Want to modify a 12 v Power cable to access a IDE Harddrive [ Part of an ex-Powermac ] with a female molex connector. The Unit reads 12 v and capable of supplying
2 A and does not trigger the Harddrive. Another working power unit with a molex reads + 7.35 v and + 12.5 [ uncalibrated meter ] at the Molex. Any explanation ?
Comments welcome
Modifying 12 v Power cable to Molex
April 8, 2012 - 6:51am
#1
Modifying 12 v Power cable to Molex
It might be a branch of the voltagesupply that is only reserved for heavy-use with devices like motordrives and if that branch is just a simple supply with a bridge-recitifer and thereafter just balanced with a large capacitor you just might have seen the "bouncing" of such an nearly unregulated powerbranch ..... the voltage drops dramaticaly at the "switch-on" and "spin up to speed" commands of the motor that draws initialy very much current and causes that "bounce" ( i.e. dropdown )and comes back to normal voltage when the motor has reached to regular speed and draws then less current.... if replaced with a very rigid regulated powersupply that heavy balance and load might cause the reguletor to shut off the voltage because it believes a shortcut to be in that branch..... the solution will be to reduce the feeedback and the trim of the voltage-shortcut-regulation to be less imperativ and more tolorant and to permit the draw of more voltage within that branch.... there is probably the need to do some more math on that circuitbranch.... specially at the circuitprotection feedback branch....
Power supplies with no load usually read higher than normal voltages.
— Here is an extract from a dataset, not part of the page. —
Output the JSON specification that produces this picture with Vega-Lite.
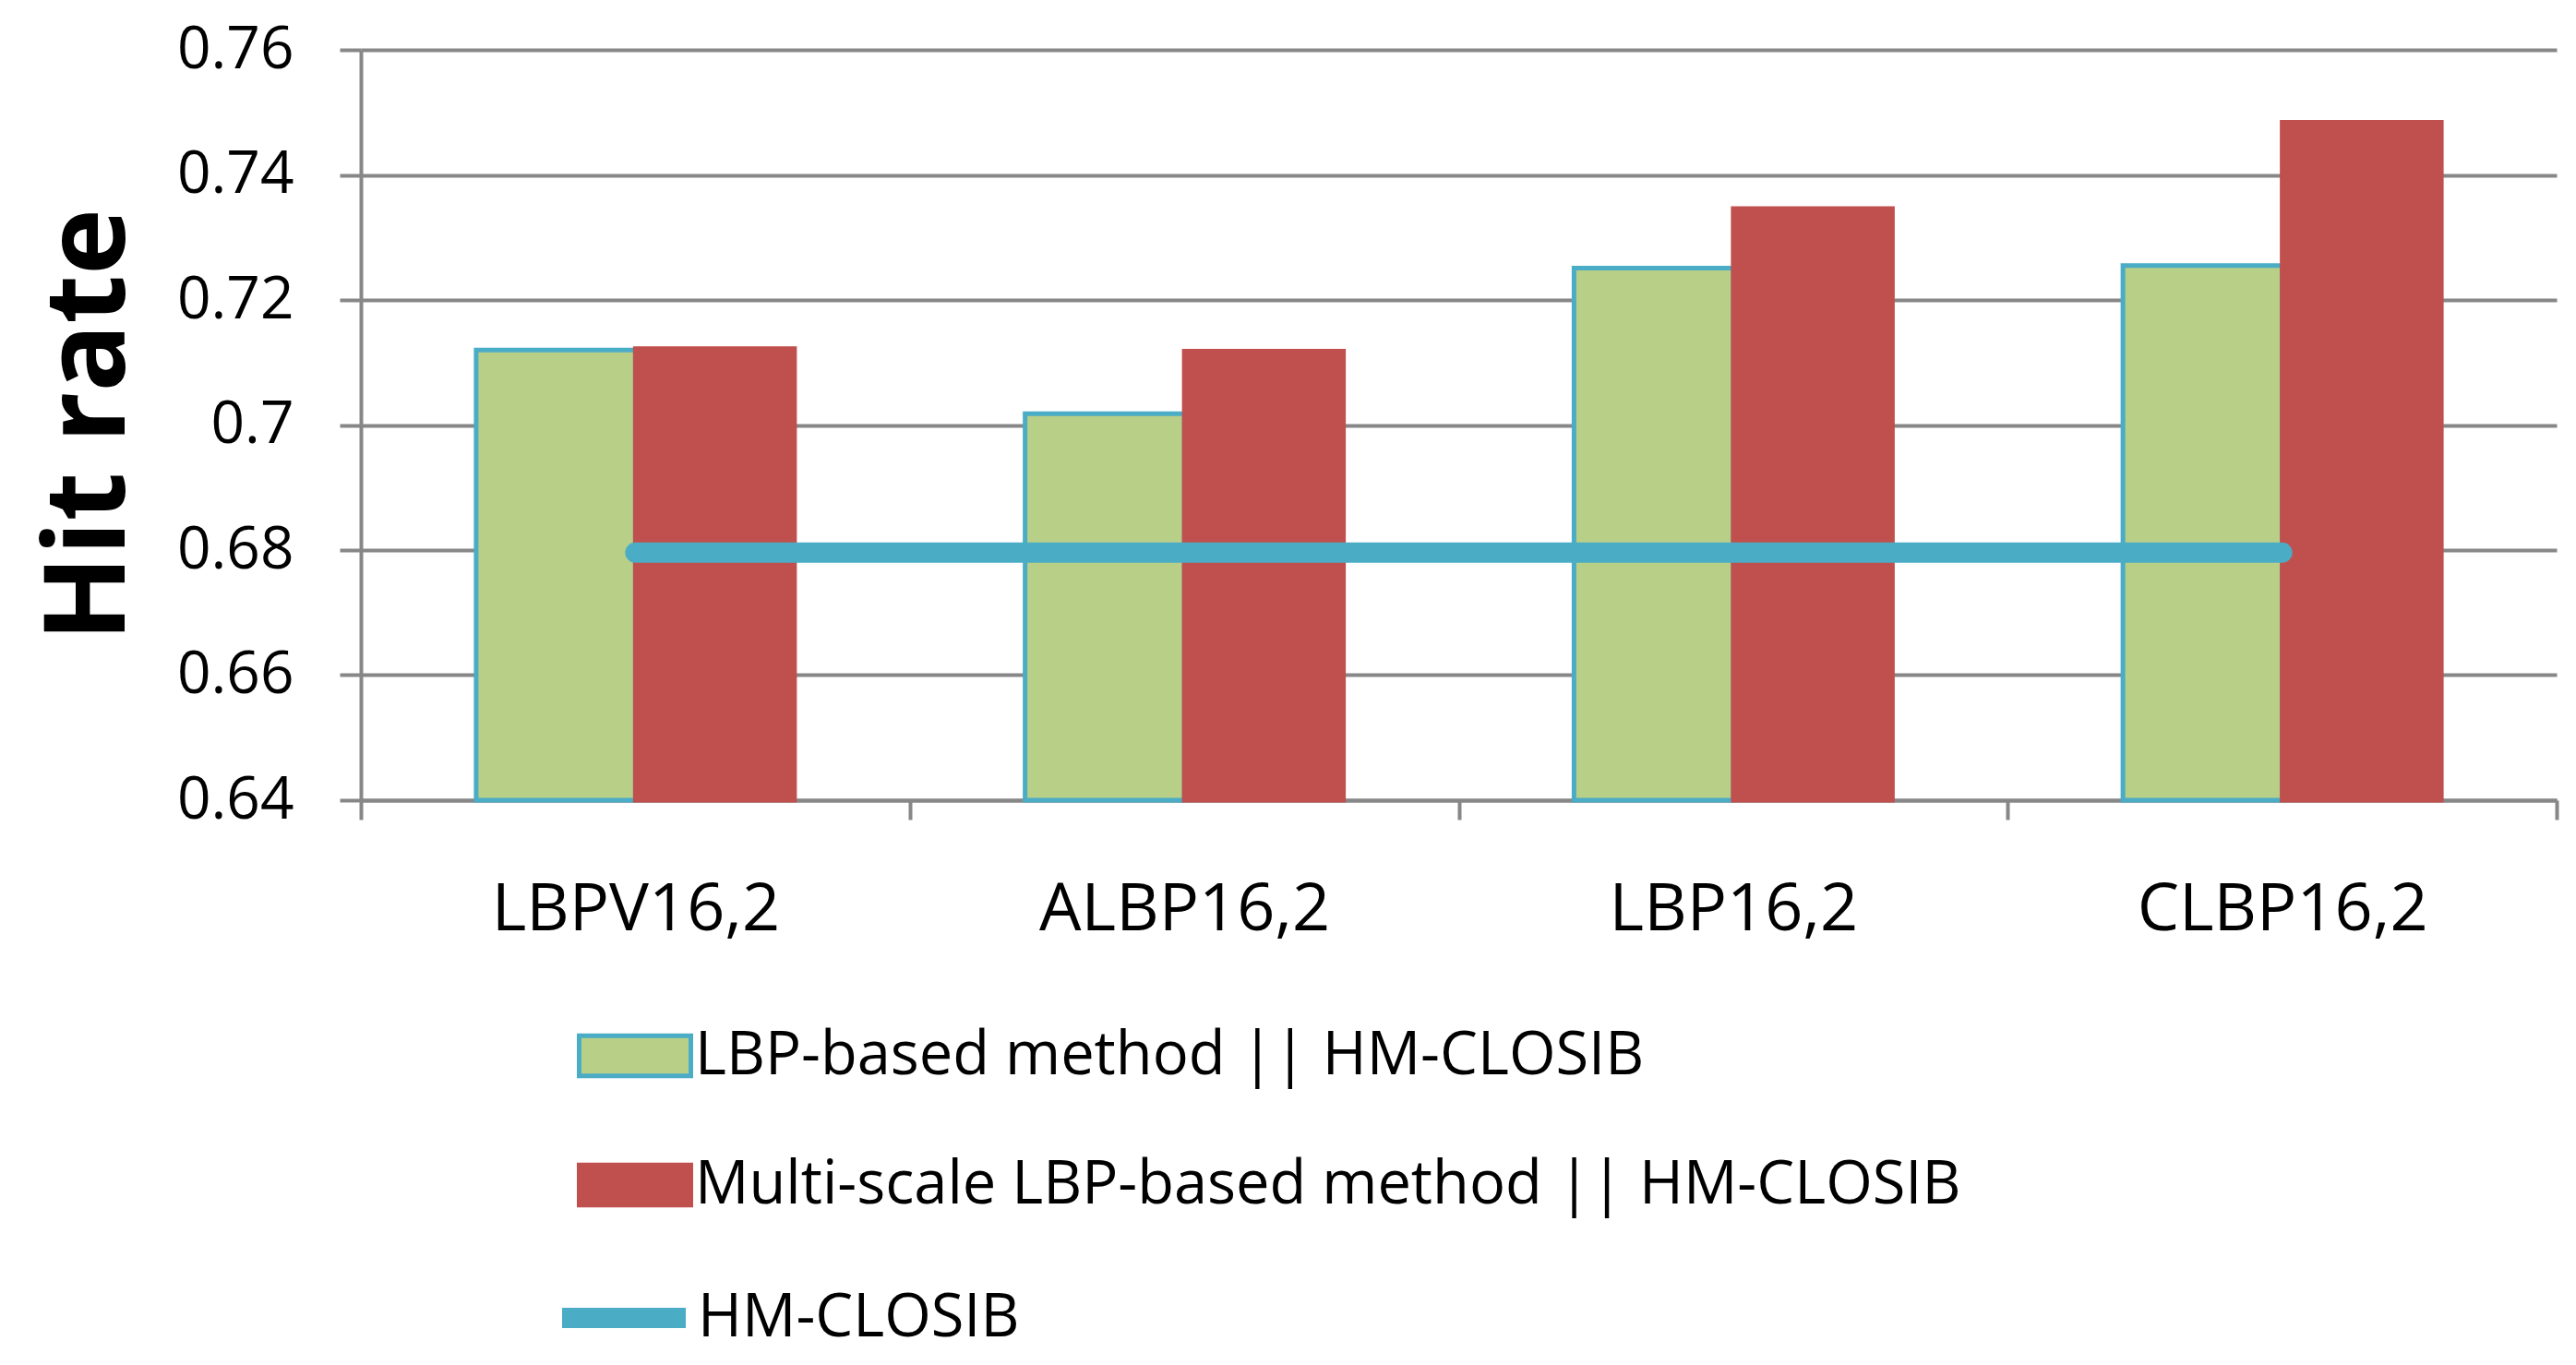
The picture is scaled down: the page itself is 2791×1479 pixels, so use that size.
{
  "$schema": "https://vega.github.io/schema/vega-lite/v6.json",
  "width": 2379,
  "height": 813,
  "autosize": {"type": "none"},
  "padding": {"left": 391, "top": 54, "right": 21, "bottom": 612},
  "background": "white",
  "config": {"view": {"stroke": null}, "font": "Open Sans"},
  "datasets": {
    "bars": [
      {"method": "LBPV16,2", "series": "LBP-based method || HM-CLOSIB", "value": 0.712},
      {"method": "LBPV16,2", "series": "Multi-scale LBP-based method || HM-CLOSIB", "value": 0.7122},
      {"method": "ALBP16,2", "series": "LBP-based method || HM-CLOSIB", "value": 0.7018},
      {"method": "ALBP16,2", "series": "Multi-scale LBP-based method || HM-CLOSIB", "value": 0.7118},
      {"method": "LBP16,2", "series": "LBP-based method || HM-CLOSIB", "value": 0.7251},
      {"method": "LBP16,2", "series": "Multi-scale LBP-based method || HM-CLOSIB", "value": 0.7346},
      {"method": "CLBP16,2", "series": "LBP-based method || HM-CLOSIB", "value": 0.7255},
      {"method": "CLBP16,2", "series": "Multi-scale LBP-based method || HM-CLOSIB", "value": 0.7484}
    ],
    "line": [
      {"method": "LBPV16,2", "series": "HM-CLOSIB", "value": 0.6796},
      {"method": "ALBP16,2", "series": "HM-CLOSIB", "value": 0.6796},
      {"method": "LBP16,2", "series": "HM-CLOSIB", "value": 0.6796},
      {"method": "CLBP16,2", "series": "HM-CLOSIB", "value": 0.6796}
    ]
  },
  "layer": [
    {
      "data": {"name": "bars"},
      "mark": {"type": "bar", "strokeWidth": 5},
      "encoding": {
        "x": {
          "field": "method",
          "type": "nominal",
          "sort": ["LBPV16,2", "ALBP16,2", "LBP16,2", "CLBP16,2"],
          "scale": {"paddingInner": 0, "paddingOuter": 0},
          "axis": {
            "title": null,
            "labelAngle": 0,
            "labelFont": "Open Sans",
            "labelFontSize": 72,
            "labelColor": "#000000",
            "labelBaseline": "top",
            "labelPadding": 62,
            "labelLimit": 2000,
            "tickBand": "extent",
            "tickSize": 21,
            "tickWidth": 4,
            "tickColor": "#878787",
            "domainColor": "#878787",
            "domainWidth": 4,
            "grid": false
          }
        },
        "xOffset": {
          "field": "series",
          "type": "nominal",
          "sort": ["LBP-based method || HM-CLOSIB", "Multi-scale LBP-based method || HM-CLOSIB"],
          "scale": {"paddingInner": 0, "paddingOuter": 0.724}
        },
        "y": {
          "field": "value",
          "type": "quantitative",
          "scale": {"domain": [0.64, 0.76], "nice": false, "zero": false},
          "axis": {
            "title": "Hit rate",
            "titleFont": "Open Sans",
            "titleFontSize": 122,
            "titleFontWeight": "bold",
            "titleColor": "#000000",
            "titleX": -257,
            "titleY": 406,
            "titleBaseline": "alphabetic",
            "values": [0.64, 0.66, 0.68, 0.7, 0.72, 0.74, 0.76],
            "format": "~g",
            "labelFont": "Open Sans",
            "labelFontSize": 64,
            "labelColor": "#000000",
            "labelPadding": 50,
            "tickSize": 23,
            "tickWidth": 4,
            "tickColor": "#878787",
            "domainColor": "#878787",
            "domainWidth": 4,
            "grid": true,
            "gridColor": "#878787",
            "gridWidth": 4
          }
        },
        "y2": {"datum": 0.64},
        "fill": {
          "field": "series",
          "type": "nominal",
          "scale": {
            "domain": ["LBP-based method || HM-CLOSIB", "Multi-scale LBP-based method || HM-CLOSIB"],
            "range": ["#B8CF88", "#C0504D"]
          },
          "legend": {
            "orient": "none",
            "legendX": 234,
            "legendY": 1027,
            "title": null,
            "padding": 0,
            "symbolType": "M-1,-0.36L1,-0.36L1,0.36L-1,0.36Z",
            "symbolSize": 14641,
            "symbolStrokeWidth": 5,
            "labelFont": "Open Sans",
            "labelFontSize": 65,
            "labelColor": "#000000",
            "labelOffset": 2,
            "labelLimit": 2000,
            "rowPadding": 44
          }
        },
        "stroke": {
          "field": "series",
          "type": "nominal",
          "scale": {
            "domain": ["LBP-based method || HM-CLOSIB", "Multi-scale LBP-based method || HM-CLOSIB"],
            "range": ["#4BACC6", "#C0504D"]
          },
          "legend": {
            "orient": "none",
            "legendX": 234,
            "legendY": 1027,
            "title": null,
            "padding": 0,
            "symbolType": "M-1,-0.36L1,-0.36L1,0.36L-1,0.36Z",
            "symbolSize": 14641,
            "symbolStrokeWidth": 5,
            "labelFont": "Open Sans",
            "labelFontSize": 65,
            "labelColor": "#000000",
            "labelOffset": 2,
            "labelLimit": 2000,
            "rowPadding": 44
          }
        }
      }
    },
    {
      "data": {"name": "line"},
      "mark": {"type": "line", "strokeWidth": 22, "strokeCap": "round"},
      "encoding": {
        "x": {"field": "method", "type": "nominal", "sort": ["LBPV16,2", "ALBP16,2", "LBP16,2", "CLBP16,2"]},
        "y": {"field": "value", "type": "quantitative"},
        "color": {
          "field": "series",
          "type": "nominal",
          "scale": {"domain": ["HM-CLOSIB"], "range": ["#4BACC6"]},
          "legend": {
            "orient": "none",
            "legendX": 207,
            "legendY": 1296,
            "title": null,
            "padding": 0,
            "symbolType": "stroke",
            "symbolSize": 17956,
            "symbolStrokeWidth": 22,
            "labelFont": "Open Sans",
            "labelFontSize": 65,
            "labelColor": "#000000",
            "labelOffset": 2,
            "labelLimit": 2000
          }
        }
      }
    }
  ]
}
If it had a load and was reading 7.35v at the 5v lead, then I'd be concerned
Can't say about your particular hard drive but many hard drives won't spin up unless accessed by a computer. I have a USB to ata adapter that came with a power supply. While some drives spin up as soon as power is supplied, most drives don't spin up until I plug the USB into a running computer
Most 3.5" IDE or SATA drives require both 12V and 5V in order to operate properly. Just 12V usually won't do it.
They all require 12v + 5v 12v to drive the motor, and 5v to power the electronics
Fair explanation. Except I am baffled why 2 existing Power Units modified to give the +12 v and + 5v respectively cannot energize my IDE Hardisk although they claim an output of 2A. Checked connections fine.